◆ Data provided
------

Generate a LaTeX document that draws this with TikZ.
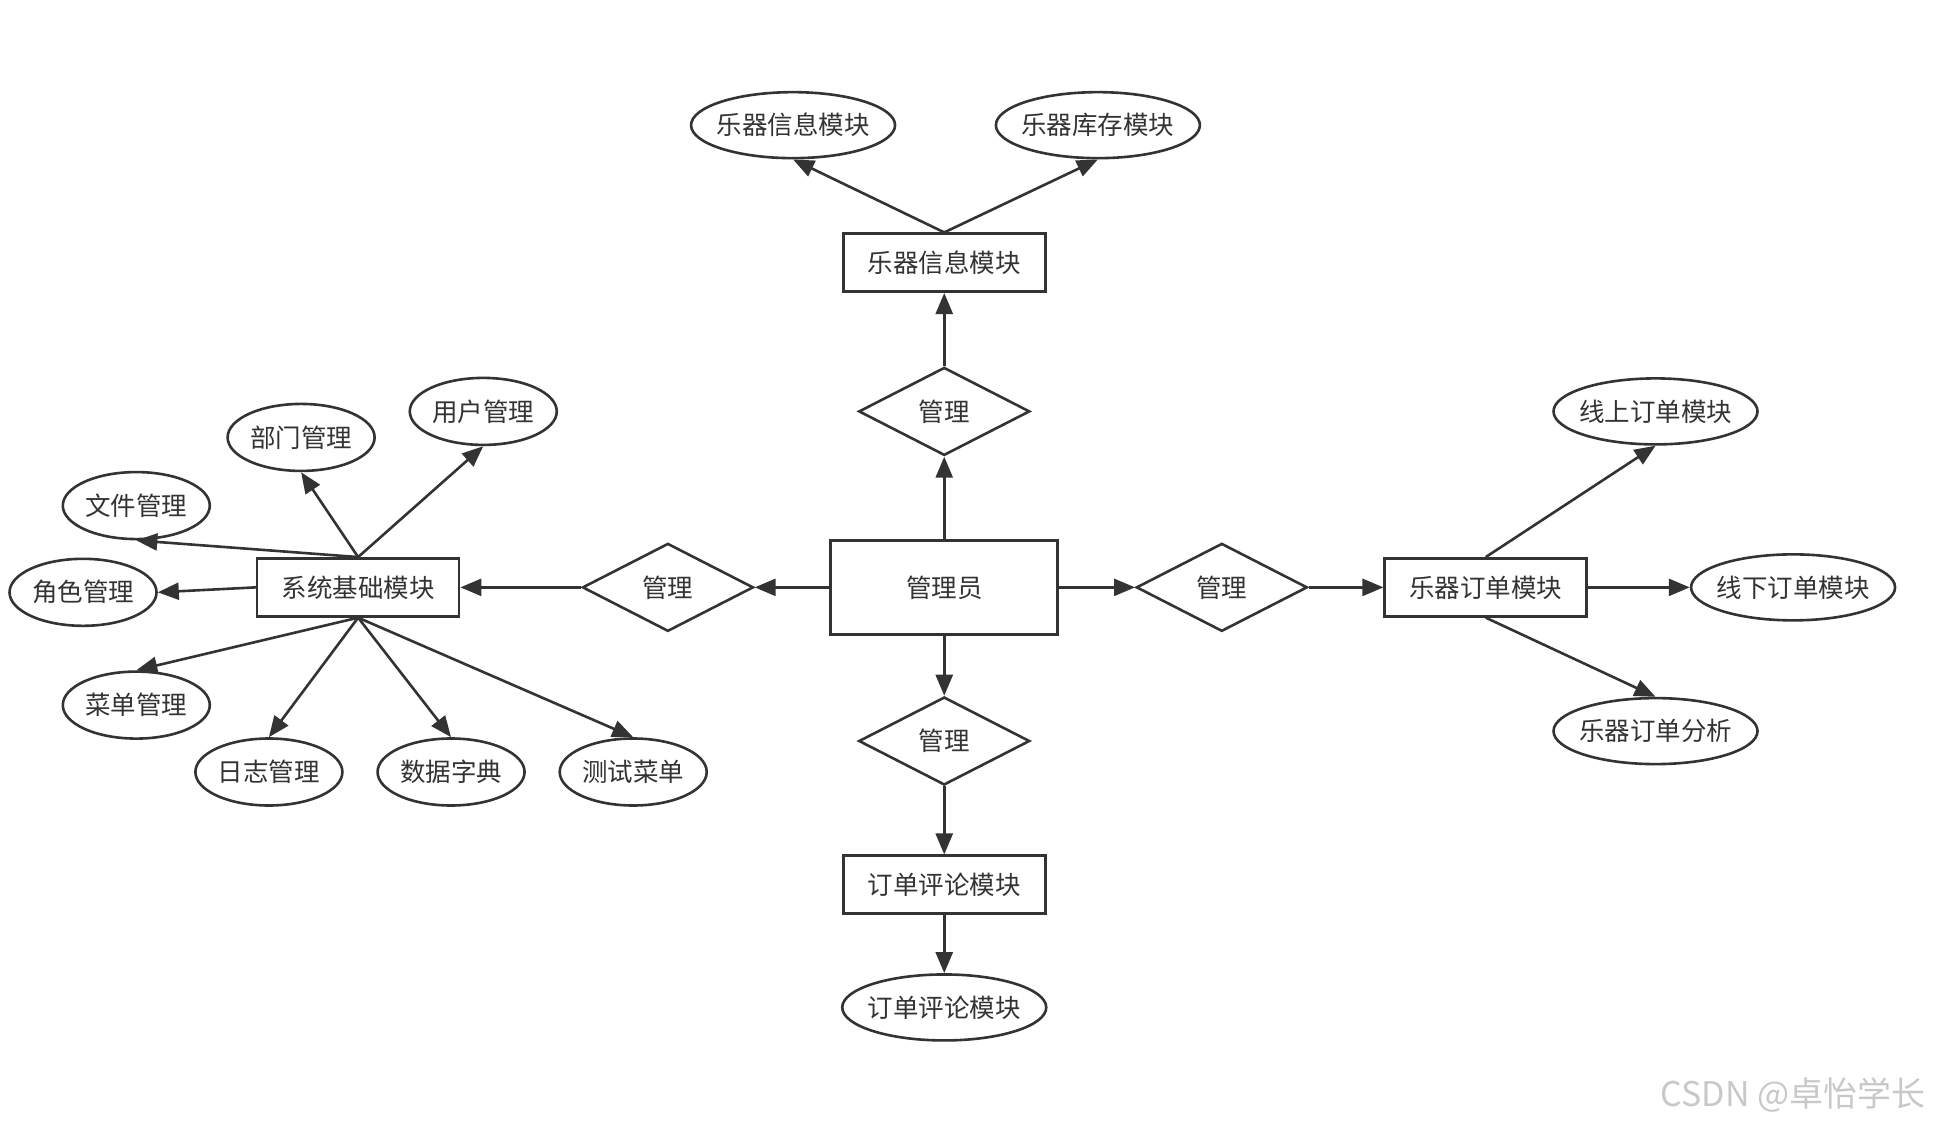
\documentclass[tikz,border=0pt]{standalone}
\usepackage{fontspec}
\setmainfont{Noto Sans CJK SC}
\usetikzlibrary{shapes.geometric,arrows.meta}
\definecolor{ink}{HTML}{333333}
\definecolor{wm}{HTML}{C8C8C8}
\newcommand\zwbox[1]{\makebox[0pt][c]{#1}}
\tikzset{
  base/.style={draw=ink, line width=2.6pt, text=ink, font=\fontsize{25.5pt}{28pt}\selectfont, inner sep=0pt},
  ent/.style={base, rectangle, minimum width=202pt, minimum height=58pt},
  bigent/.style={base, rectangle, minimum width=227pt, minimum height=94pt},
  rel/.style={base, diamond, minimum width=171pt, minimum height=88pt},
  attr/.style={base, ellipse, minimum width=147pt, minimum height=67pt},
  wattr/.style={base, ellipse, minimum width=204pt, minimum height=66pt},
  conn/.style={draw=ink, line width=2.6pt, -{Triangle[length=21pt,width=17pt]}}
}
\begin{document}
\begin{tikzpicture}[x=1.2392pt,y=-1.2392pt]
\useasboundingbox (0,0) rectangle (1568,911);
% central
\node[bigent] (admin) at (762,474) {管理员};
% top branch
\node[rel] (rtop) at (762,332) {管理};
\node[ent] (info) at (762,212) {乐器信息模块};
\node[wattr] (infoA) at (640,101) {\zwbox{乐器信息模块}};
\node[wattr] (stock) at (886,101) {\zwbox{乐器库存模块}};
% left branch
\node[rel] (rleft) at (539,474) {管理};
\node[ent] (sys) at (289,474) {系统基础模块};
\node[attr] (user) at (390,332) {用户管理};
\node[attr] (dept) at (243,353) {部门管理};
\node[attr] (file) at (110,408) {文件管理};
\node[attr] (role) at (67,478) {角色管理};
\node[attr] (menu) at (110,569) {菜单管理};
\node[attr] (log) at (217,623) {日志管理};
\node[attr] (dict) at (364,623) {数据字典};
\node[attr] (test) at (511,623) {测试菜单};
% right branch
\node[rel] (rright) at (986,474) {管理};
\node[ent] (order) at (1199,474) {乐器订单模块};
\node[wattr] (online) at (1336,332) {\zwbox{线上订单模块}};
\node[wattr] (offline) at (1447,474) {\zwbox{线下订单模块}};
\node[wattr] (anal) at (1336,590) {\zwbox{乐器订单分析}};
% bottom branch
\node[rel] (rbot) at (762,598) {管理};
\node[ent] (comm) at (762,714) {订单评论模块};
\node[wattr] (commA) at (762,813) {\zwbox{订单评论模块}};
% watermark
\node[text=wm, font=\fontsize{34pt}{37pt}\selectfont, inner sep=0pt] (wmk) at (1447,884) {CSDN @卓怡学长};

% connectors
\draw[conn] (admin.north) -- (rtop.south);
\draw[conn] (rtop.north) -- (info.south);
\draw[conn] (info.north) -- (infoA.south);
\draw[conn] (info.north) -- (stock.south);

\draw[conn] (admin.west) -- (rleft.east);
\draw[conn] (rleft.west) -- (sys.east);
\draw[conn] (sys.north) -- (user.south);
\draw[conn] (sys.north) -- (dept.south);
\draw[conn] (sys.north) -- (file.south);
\draw[conn] (sys.west) -- (role.east);
\draw[conn] (sys.south) -- (menu.north);
\draw[conn] (sys.south) -- (log.north);
\draw[conn] (sys.south) -- (dict.north);
\draw[conn] (sys.south) -- (test.north);

\draw[conn] (admin.east) -- (rright.west);
\draw[conn] (rright.east) -- (order.west);
\draw[conn] (order.north) -- (online.south);
\draw[conn] (order.east) -- (offline.west);
\draw[conn] (order.south) -- (anal.north);

\draw[conn] (admin.south) -- (rbot.north);
\draw[conn] (rbot.south) -- (comm.north);
\draw[conn] (comm.south) -- (commA.north);
\end{tikzpicture}
\end{document}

------

◆ Written request
Repeat the data in full and exactly. Omit pictures.

◆ Answer to this task
Generate a LaTeX document that draws this with TikZ.
\documentclass[tikz,border=0pt]{standalone}
\usepackage{fontspec}
\setmainfont{Noto Sans CJK SC}
\usetikzlibrary{shapes.geometric,arrows.meta}
\definecolor{ink}{HTML}{333333}
\definecolor{wm}{HTML}{C8C8C8}
\newcommand\zwbox[1]{\makebox[0pt][c]{#1}}
\tikzset{
  base/.style={draw=ink, line width=2.6pt, text=ink, font=\fontsize{25.5pt}{28pt}\selectfont, inner sep=0pt},
  ent/.style={base, rectangle, minimum width=202pt, minimum height=58pt},
  bigent/.style={base, rectangle, minimum width=227pt, minimum height=94pt},
  rel/.style={base, diamond, minimum width=171pt, minimum height=88pt},
  attr/.style={base, ellipse, minimum width=147pt, minimum height=67pt},
  wattr/.style={base, ellipse, minimum width=204pt, minimum height=66pt},
  conn/.style={draw=ink, line width=2.6pt, -{Triangle[length=21pt,width=17pt]}}
}
\begin{document}
\begin{tikzpicture}[x=1.2392pt,y=-1.2392pt]
\useasboundingbox (0,0) rectangle (1568,911);
% central
\node[bigent] (admin) at (762,474) {管理员};
% top branch
\node[rel] (rtop) at (762,332) {管理};
\node[ent] (info) at (762,212) {乐器信息模块};
\node[wattr] (infoA) at (640,101) {\zwbox{乐器信息模块}};
\node[wattr] (stock) at (886,101) {\zwbox{乐器库存模块}};
% left branch
\node[rel] (rleft) at (539,474) {管理};
\node[ent] (sys) at (289,474) {系统基础模块};
\node[attr] (user) at (390,332) {用户管理};
\node[attr] (dept) at (243,353) {部门管理};
\node[attr] (file) at (110,408) {文件管理};
\node[attr] (role) at (67,478) {角色管理};
\node[attr] (menu) at (110,569) {菜单管理};
\node[attr] (log) at (217,623) {日志管理};
\node[attr] (dict) at (364,623) {数据字典};
\node[attr] (test) at (511,623) {测试菜单};
% right branch
\node[rel] (rright) at (986,474) {管理};
\node[ent] (order) at (1199,474) {乐器订单模块};
\node[wattr] (online) at (1336,332) {\zwbox{线上订单模块}};
\node[wattr] (offline) at (1447,474) {\zwbox{线下订单模块}};
\node[wattr] (anal) at (1336,590) {\zwbox{乐器订单分析}};
% bottom branch
\node[rel] (rbot) at (762,598) {管理};
\node[ent] (comm) at (762,714) {订单评论模块};
\node[wattr] (commA) at (762,813) {\zwbox{订单评论模块}};
% watermark
\node[text=wm, font=\fontsize{34pt}{37pt}\selectfont, inner sep=0pt] (wmk) at (1447,884) {CSDN @卓怡学长};

% connectors
\draw[conn] (admin.north) -- (rtop.south);
\draw[conn] (rtop.north) -- (info.south);
\draw[conn] (info.north) -- (infoA.south);
\draw[conn] (info.north) -- (stock.south);

\draw[conn] (admin.west) -- (rleft.east);
\draw[conn] (rleft.west) -- (sys.east);
\draw[conn] (sys.north) -- (user.south);
\draw[conn] (sys.north) -- (dept.south);
\draw[conn] (sys.north) -- (file.south);
\draw[conn] (sys.west) -- (role.east);
\draw[conn] (sys.south) -- (menu.north);
\draw[conn] (sys.south) -- (log.north);
\draw[conn] (sys.south) -- (dict.north);
\draw[conn] (sys.south) -- (test.north);

\draw[conn] (admin.east) -- (rright.west);
\draw[conn] (rright.east) -- (order.west);
\draw[conn] (order.north) -- (online.south);
\draw[conn] (order.east) -- (offline.west);
\draw[conn] (order.south) -- (anal.north);

\draw[conn] (admin.south) -- (rbot.north);
\draw[conn] (rbot.south) -- (comm.north);
\draw[conn] (comm.south) -- (commA.north);
\end{tikzpicture}
\end{document}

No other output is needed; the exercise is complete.